Helm chart for deploying OPEA text2image service.

Installing the Chart

To install the chart, run the following:

cd GenAIInfra/helm-charts/common
export MODELDIR=/mnt/opea-models
export MODELNAME=stable-diffusion-v1-5/stable-diffusion-v1-5
export HFTOKEN="insert-your-huggingface-token-here"
helm install text2image text2image --set global.modelUseHostPath=${MODELDIR} --set MODEL=${MODELNAME} --set global.HUGGINGFACEHUB_API_TOKEN=${HFTOKEN}
# To deploy on Gaudi enabled kubernetes cluster
# helm install text2image text2image --set global.modelUseHostPath=${MODELDIR} --set MODEL=${MODELNAME} --set global.HUGGINGFACEHUB_API_TOKEN=${HFTOKEN} --values gaudi-values.yaml

By default, the text2image service will downloading the “stable-diffusion-v1-5/stable-diffusion-v1-5” which is about 45GB.

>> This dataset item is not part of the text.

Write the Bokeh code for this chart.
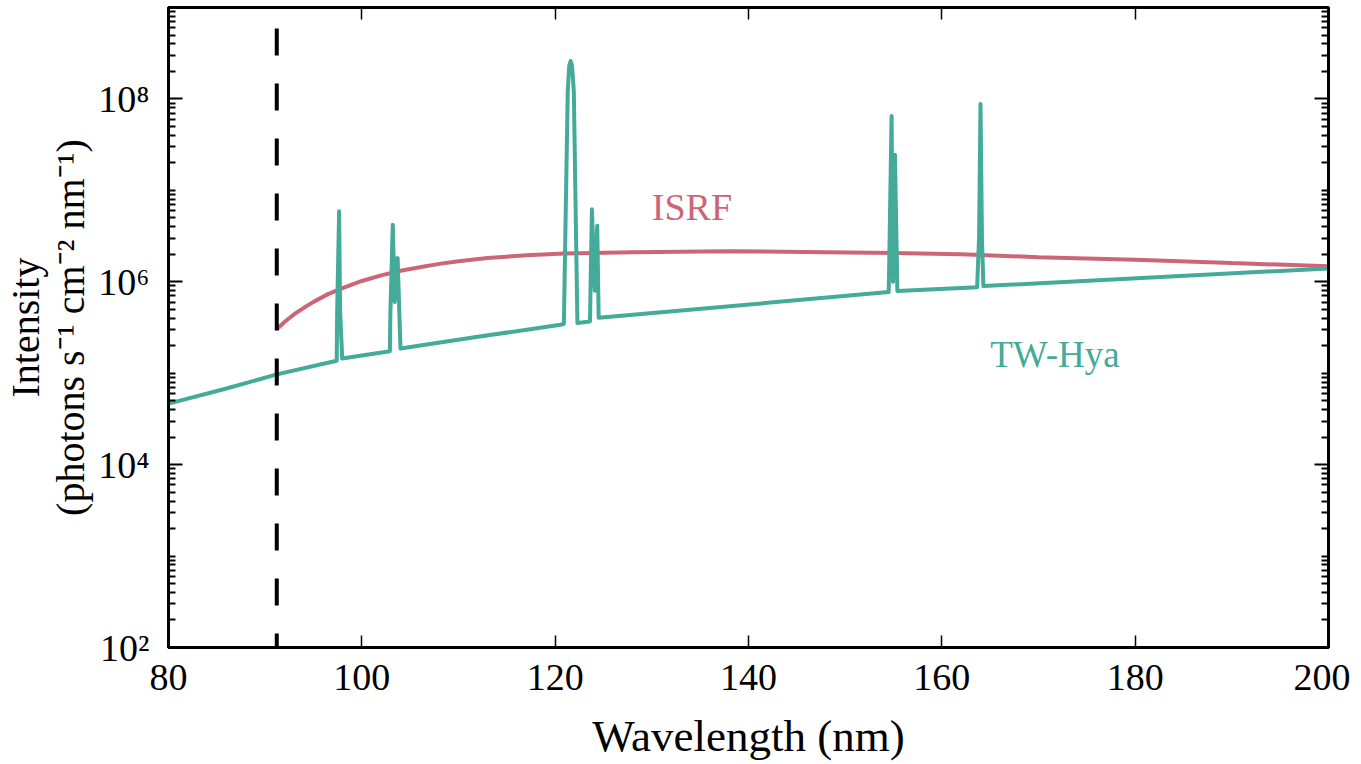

If you already cached the model locally, you can pass it to container like this example:

MODELDIR=/mnt/opea-models

MODELNAME=”/data/models–stable-diffusion-v1-5–stable-diffusion-v1-5”

Verify

To verify the installation, run the command kubectl get pod to make sure all pods are runinng and in ready state.

Then run the command kubectl port-forward svc/text2image 9379:9379 to expose the text2image service for access.

Open another terminal and run the following command to verify the service if working:

curl http://localhost:9379/v1/text2image \
    -XPOST \
    -d '{"prompt":"An astronaut riding a green horse", "num_images_per_prompt":1}' \
    -H 'Content-Type: application/json'

Values

Key

Type

Default

Description

MODEL

string

"stable-diffusion-v1-5/stable-diffusion-v1-5"

Models id from https://huggingface.co/, or predownloaded model directory

global.HUGGINGFACEHUB_API_TOKEN

string

insert-your-huggingface-token-here

Hugging Face API token

global.modelUseHostPath

string

""

Cached models directory, text2image will not download if the model is cached here. The host path “modelUseHostPath” will be mounted to container as /data directory. Set this to null/empty will force it to download model.

autoscaling.enabled

bool

false

Enable HPA autoscaling for the service deployment based on metrics it provides. See HPA instructions before enabling!

global.monitoring

bool

false

Enable usage metrics for the service. Required for HPA. See monitoring instructions before enabling!